Jayati Ghosh On Imperialism

Excellent Jayati Ghosh interview with The Real News Network, from earlier this week, titled Jayati Ghosh On Imperialism In The 21st Century. 

click to watch on YouTube. 

Excerpts:

… [I]mperialism is fundamentally about the struggle over economic territory. It’s not just about state control or colonial control or any specific kind of control. It’s really the struggle of large capital over different kinds of economic territory. And these could be territories defined in terms of markets, in terms of workers and labor, in terms of natural resources, in terms of new kinds of markets that are developed.
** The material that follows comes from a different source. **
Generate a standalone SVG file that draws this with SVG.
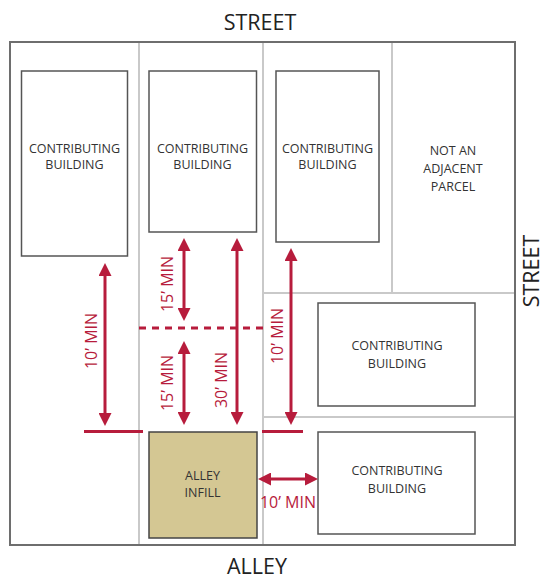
<svg xmlns="http://www.w3.org/2000/svg" width="544" height="580" viewBox="0 0 544 580">
<style>
.lot{stroke:#c9c9c9;stroke-width:2;fill:none}
.bldg{fill:#fff;stroke:#555;stroke-width:1.5}
.lbl{font-family:"Open Sans","Liberation Sans",sans-serif;font-size:12.5px;fill:#333;text-anchor:middle}
.big{font-family:"Open Sans","Liberation Sans",sans-serif;font-size:21.5px;fill:#222;text-anchor:middle}
.dim{stroke:#b71c3c;stroke-width:3;fill:none}
.dimt{font-family:"Open Sans","Liberation Sans",sans-serif;font-size:16px;fill:#b71c3c;text-anchor:middle}
</style>
<defs>
<marker id="ah" markerUnits="userSpaceOnUse" markerWidth="13" markerHeight="13" refX="0" refY="6.5" orient="auto-start-reverse" viewBox="0 0 13 13">
<path d="M0,0 L13,6.5 L0,13 z" fill="#b71c3c"/>
</marker>
</defs>
<rect width="544" height="580" fill="#fff"/>
<g id="lots">
<line class="lot" x1="139" y1="42" x2="139" y2="545"/>
<line class="lot" x1="263" y1="42" x2="263" y2="545"/>
<line class="lot" x1="392" y1="42" x2="392" y2="293"/>
<line class="lot" x1="263" y1="293" x2="515" y2="293"/>
<line class="lot" x1="263" y1="417" x2="515" y2="417"/>
<rect x="10" y="42" width="505" height="503" fill="none" stroke="#6e6e6e" stroke-width="2"/>
</g>
<text class="big" x="260" y="30">STREET</text>
<text class="big" x="257" y="574">ALLEY</text>
<text class="big" transform="translate(539,271) rotate(-90)">STREET</text>
<g id="b1"><rect class="bldg" x="21.5" y="71" width="106" height="185"/>
<text class="lbl" x="74.5" y="153">CONTRIBUTING</text><text class="lbl" x="74.5" y="169">BUILDING</text></g>
<g id="b2"><rect class="bldg" x="149" y="71" width="107.5" height="161"/>
<text class="lbl" x="202.5" y="153">CONTRIBUTING</text><text class="lbl" x="202.5" y="169">BUILDING</text></g>
<g id="b3"><rect class="bldg" x="276" y="71" width="103" height="171"/>
<text class="lbl" x="327.5" y="153">CONTRIBUTING</text><text class="lbl" x="327.5" y="169">BUILDING</text></g>
<g id="notadj"><text class="lbl" x="453" y="155">NOT AN</text><text class="lbl" x="453" y="173">ADJACENT</text><text class="lbl" x="453" y="191">PARCEL</text></g>
<g id="b4"><rect class="bldg" x="318" y="303" width="157" height="103"/>
<text class="lbl" x="397" y="350">CONTRIBUTING</text><text class="lbl" x="397" y="368">BUILDING</text></g>
<g id="b5"><rect class="bldg" x="318" y="432" width="157" height="102"/>
<text class="lbl" x="397" y="475">CONTRIBUTING</text><text class="lbl" x="397" y="493">BUILDING</text></g>
<g id="infill"><rect x="149" y="432" width="108" height="106" fill="#d4c793" stroke="#444" stroke-width="1.5"/>
<text class="lbl" x="202.5" y="480" fill="#222">ALLEY</text><text class="lbl" x="202.5" y="497">INFILL</text></g>
<g id="connectors">
<line class="dim" x1="139" y1="328" x2="263" y2="328" stroke-dasharray="7,6"/>
<line class="dim" x1="84" y1="431.5" x2="143" y2="431.5"/>
<line class="dim" x1="262" y1="431.5" x2="303" y2="431.5"/>
<line class="dim" x1="105" y1="276" x2="105" y2="413" marker-start="url(#ah)" marker-end="url(#ah)"/>
<line class="dim" x1="184" y1="251" x2="184" y2="308" marker-start="url(#ah)" marker-end="url(#ah)"/>
<line class="dim" x1="184" y1="354" x2="184" y2="412" marker-start="url(#ah)" marker-end="url(#ah)"/>
<line class="dim" x1="237" y1="251" x2="237" y2="412" marker-start="url(#ah)" marker-end="url(#ah)"/>
<line class="dim" x1="291" y1="261" x2="291" y2="412" marker-start="url(#ah)" marker-end="url(#ah)"/>
<line class="dim" x1="271" y1="479" x2="305" y2="479" marker-start="url(#ah)" marker-end="url(#ah)"/>
</g>
<g id="dimlabels">
<text class="dimt" transform="translate(97,341) rotate(-90)">10’ MIN</text>
<text class="dimt" transform="translate(173,284) rotate(-90)">15’ MIN</text>
<text class="dimt" transform="translate(173,383) rotate(-90)">15’ MIN</text>
<text class="dimt" transform="translate(227,380) rotate(-90)">30’ MIN</text>
<text class="dimt" transform="translate(283,336) rotate(-90)">10’ MIN</text>
<text class="dimt" x="288" y="508">10’ MIN</text>
</g>
</svg>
… [I]mperialism has gone through many different forms in the course of its evolution. There was the time when it was explicit colonial control, when it was the control by the state over other physical territories which they could then change to their own desires.

… [I]mperialism has had to move towards new ways of control. They are not purely military. They are not purely political. They are much more, I would call them, legal and institutional forms of control … So, the WTO, of course, several of the rules of the IMF, but much more significantly, the new trade and investment treaties that are being signed, plurilateral, bilateral, all of these mega regionals. All of these are really oriented towards limiting the power of nation states to control capital, which in turn means that imperialism is able to take new forms.
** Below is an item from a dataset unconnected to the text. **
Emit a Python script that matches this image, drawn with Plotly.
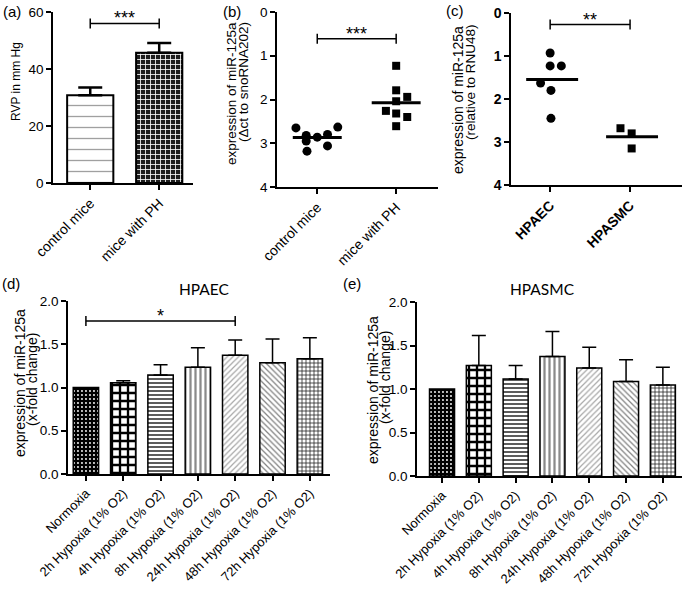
import numpy as np
import plotly.graph_objects as go

W, H = 682, 593
FONT = "Liberation Sans, Arial, sans-serif"
TFONT = "Lato, Open Sans, sans-serif"

# ---------------- data ----------------
# (a) right ventricular pressure
rvp_groups = ["control mice", "mice with PH"]
rvp_mean = [30.8, 45.7]
rvp_sem = [2.7, 3.4]

# (b) delta-ct of miR-125a in mice
mice_groups = ["control mice", "mice with PH"]
ctrl_dct = [2.65, 2.82, 2.95, 2.86, 2.80, 2.63, 3.06, 3.18]
ctrl_jit = [-0.27, -0.14, -0.14, 0.0, 0.13, 0.26, 0.13, -0.13]
ph_dct = [1.23, 1.79, 1.94, 2.04, 2.26, 2.32, 2.40, 2.61]
ph_jit = [0.0, 0.0, 0.14, 0.0, -0.13, 0.0, 0.14, 0.0]

# (c) expression relative to RNU48
cell_groups = ["HPAEC", "HPASMC"]
hpaec_rel = [0.93, 1.23, 1.23, 1.63, 1.80, 2.45]
hpaec_jit = [0.0, 0.0, 0.14, -0.12, 0.01, 0.01]
hpasmc_rel = [2.68, 2.80, 3.15]
hpasmc_jit = [-0.12, 0.02, 0.02]

# (d)/(e) hypoxia time course
hyp_labels = ["Normoxia", "2h Hypoxia (1% O2)", "4h Hypoxia (1% O2)", "8h Hypoxia (1% O2)",
              "24h Hypoxia (1% O2)", "48h Hypoxia (1% O2)", "72h Hypoxia (1% O2)"]
hpaec_fc = [1.00, 1.055, 1.145, 1.233, 1.372, 1.287, 1.333]
hpaec_err = [0.0, 0.024, 0.119, 0.227, 0.177, 0.274, 0.243]
hpasmc_fc = [1.00, 1.27, 1.115, 1.375, 1.24, 1.085, 1.045]
hpasmc_err = [0.0, 0.345, 0.155, 0.285, 0.24, 0.25, 0.205]

# significance brackets: (axis, from, to, level, label)
sig_marks = [("a", 0, 1, 56.0, "***"), ("b", 0, 1, 0.61, "***"),
             ("c", 0, 1, 0.27, "**"), ("d", 0, 4, 1.77, "*")]

# ---------------- styles ----------------
# one pattern per bar: (shape, fgcolor, bgcolor, size, solidity)
rvp_patterns = [("-", "#a0a0a0", "white", 11, 0.12),
                ("+", "white", "#1e1e1e", 5, 0.3)]
hyp_patterns = [(".", "white", "black", 4, 0.18),
                ("+", "black", "white", 8, 0.5),
                ("-", "#333333", "white", 4, 0.4),
                ("|", "#8a8a8a", "white", 5, 0.45),
                ("/", "#a8a8a8", "white", 4, 0.3),
                ("\\", "#808080", "white", 4, 0.3),
                ("+", "#222222", "white", 4, 0.35)]


def xd(a, b):
    return [a / W, min(b / W, 1.0)]


def yd(top, bottom):
    return [1 - bottom / H, 1 - top / H]


def axis(**kw):
    d = dict(showline=True, linecolor="black", linewidth=1.5, ticks="outside", ticklen=5,
             tickwidth=1.5, tickcolor="black", showgrid=False, zeroline=False, automargin=False,
             tickfont=dict(family=FONT, size=13.5, color="black"))
    d.update(kw)
    return d


fig = go.Figure()


def add_bars(xs, vals, errs, pats, xa_, ya_, lw, ew, ecap, bw):
    for x, v, e, (shp, fg, bg, sz, so) in zip(xs, vals, errs, pats):
        fig.add_trace(go.Bar(
            x=[x], y=[v], width=bw, xaxis=xa_, yaxis=ya_,
            marker=dict(color=bg, line=dict(color="black", width=lw),
                        pattern=dict(shape=shp, fgcolor=fg, bgcolor=bg, size=sz,
                                     solidity=so, fillmode="replace")),
            error_y=dict(type="data", array=[e], arrayminus=[0], symmetric=False,
                         color="black", thickness=ew, width=ecap, visible=e > 0),
        ))


# (a) bars
xa = list(range(len(rvp_groups)))
add_bars(xa, rvp_mean, rvp_sem, rvp_patterns, "x", "y", 2, 2.5, 12, 0.67)

# (b) scatter
for i, (vals, jit, sym, sz) in enumerate([(ctrl_dct, ctrl_jit, "circle", 9),
                                          (ph_dct, ph_jit, "square", 8)]):
    fig.add_trace(go.Scatter(x=[i + j for j in jit], y=vals, mode="markers", xaxis="x2", yaxis="y2",
                             marker=dict(symbol=sym, size=sz, color="black")))
    m = float(np.mean(vals))
    fig.add_trace(go.Scatter(x=[i - 0.31, i + 0.31], y=[m, m], mode="lines", xaxis="x2", yaxis="y2",
                             line=dict(color="black", width=3)))

# (c) scatter
for i, (vals, jit, sym, sz) in enumerate([(hpaec_rel, hpaec_jit, "circle", 9),
                                          (hpasmc_rel, hpasmc_jit, "square", 8)]):
    fig.add_trace(go.Scatter(x=[i + j for j in jit], y=vals, mode="markers", xaxis="x3", yaxis="y3",
                             marker=dict(symbol=sym, size=sz, color="black")))
    m = float(np.mean(vals))
    fig.add_trace(go.Scatter(x=[i - 0.3, i + 0.35], y=[m, m], mode="lines", xaxis="x3", yaxis="y3",
                             line=dict(color="black", width=3)))

# (d) and (e) bars
xh = list(range(len(hyp_labels)))
add_bars(xh, hpaec_fc, hpaec_err, hyp_patterns, "x4", "y4", 1.5, 1.5, 7, 0.68)
add_bars(xh, hpasmc_fc, hpasmc_err, hyp_patterns, "x5", "y5", 1.5, 1.5, 7, 0.68)

# significance brackets
ax_ref = {"a": ("x", "y"), "b": ("x2", "y2"), "c": ("x3", "y3"), "d": ("x4", "y4")}
shapes, annotations = [], []
for key, x0, x1, yv, lab in sig_marks:
    xr, yr = ax_ref[key]
    shapes.append(dict(type="line", xref=xr, yref=yr, x0=x0, x1=x1, y0=yv, y1=yv,
                       line=dict(color="black", width=1.5)))
    for xe in (x0, x1):
        shapes.append(dict(type="line", xref=xr, yref=yr, x0=xe, x1=xe, ysizemode="pixel",
                           yanchor=yv, y0=-5, y1=5, line=dict(color="black", width=1.5)))
    annotations.append(dict(xref=xr, yref=yr, x=(x0 + x1) / 2, y=yv, text=lab, showarrow=False,
                            yanchor="middle", yshift=5, font=dict(family=FONT, size=18, color="black")))


def ptext(txt, px, py, size, angle=0, family=FONT, bold=False):
    t = f"<b>{txt}</b>" if bold else txt
    annotations.append(dict(xref="paper", yref="paper", x=px / W, y=1 - py / H, text=t,
                            showarrow=False, textangle=angle, xanchor="center", yanchor="middle",
                            font=dict(family=family, size=size, color="black")))


# panel labels
ptext("(a)", 12, 12, 15)
ptext("(b)", 232, 12, 15)
ptext("(c)", 455, 10, 15)
ptext("(d)", 11, 283, 15)
ptext("(e)", 352, 283, 15)
# y-axis titles
ptext("RVP in mm Hg", 16, 82, 12, -90)
ptext("expression of miR-125a", 231, 93, 13.5, -90)
ptext("(\u0394ct to snoRNA202)", 243, 82, 13.5, -90)
ptext("expression of miR-125a", 458, 100, 14, -90)
ptext("(relative to RNU48)", 470, 82, 13.5, -90)
ptext("expression of miR-125a", 20, 383, 14, -90)
ptext("(x-fold change)", 32, 380, 14, -90)
ptext("expression of miR-125a", 373, 390, 14, -90)
ptext("(x-fold change)", 385, 378, 14, -90)
# panel titles
ptext("HPAEC", 204, 289, 15.5, family=TFONT)
ptext("HPASMC", 542, 289, 15.5, family=TFONT)

XL = dict(family=FONT, size=14, color="black")
XH = dict(family=FONT, size=13, color="black")
fig.update_layout(
    width=W, height=H, margin=dict(l=0, r=0, t=0, b=0, autoexpand=False),
    plot_bgcolor="white", paper_bgcolor="white", showlegend=False, barmode="overlay",
    shapes=shapes, annotations=annotations,
    # (a)
    xaxis=axis(domain=xd(53, 193), anchor="y", range=[-0.54, 1.49], tickvals=xa,
               ticktext=rvp_groups, tickangle=-45, tickfont=XL),
    yaxis=axis(domain=yd(12, 183), anchor="x", range=[0, 60], tickvals=[0, 20, 40, 60]),
    # (b)
    xaxis2=axis(domain=xd(277, 438), anchor="y2", range=[-0.51, 1.53], tickvals=[0, 1],
                ticktext=mice_groups, tickangle=-45, tickfont=XL),
    yaxis2=axis(domain=yd(12, 187), anchor="x2", range=[4, 0], tickvals=[0, 1, 2, 3, 4]),
    # (c)
    xaxis3=axis(domain=xd(511, 682), anchor="y3", range=[-0.49, 1.65], tickvals=[0, 1],
                ticktext=[f"<b>{c}</b>" for c in cell_groups], tickangle=-45, tickfont=XL),
    yaxis3=axis(domain=yd(13, 185), anchor="x3", range=[4, 0], tickvals=[0, 1, 2, 3, 4],
                ticktext=[f"<b>{v}</b>" for v in range(5)], tickfont=XL),
    # (d)
    xaxis4=axis(domain=xd(68, 330), anchor="y4", range=[-0.48, 6.54], tickvals=xh,
                ticktext=hyp_labels, tickangle=-45, tickfont=XH),
    yaxis4=axis(domain=yd(301, 474), anchor="x4", range=[0, 2], tickvals=[0, 0.5, 1, 1.5, 2],
                tickformat=".1f"),
    # (e)
    xaxis5=axis(domain=xd(417, 682), anchor="y5", range=[-0.68, 6.52], tickvals=xh,
                ticktext=hyp_labels, tickangle=-45, tickfont=XH),
    yaxis5=axis(domain=yd(302, 476), anchor="x5", range=[0, 2], tickvals=[0, 0.5, 1, 1.5, 2],
                tickformat=".1f"),
)

fig.write_html("out.html", config={"displayModeBar": False},
               post_script="document.body.style.margin='0';document.body.style.overflow='hidden';")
Also a good explanation of what neoliberalism is:

Neoliberalism is fundamentally the view that the role of the state is not necessarily to reduce its power but to exercise its power directly in favor of capital … People talk about it as a retreat of the state. It’s not a retreat of the state. It’s a shift of the state away from protecting the interests of society at large and particularly, therefore, the working class towards protecting the interests of capital. Because we will see that states are no less powerful. In fact, some of the most neoliberal states are often the most authoritarian. And they’re becoming more and more authoritarian.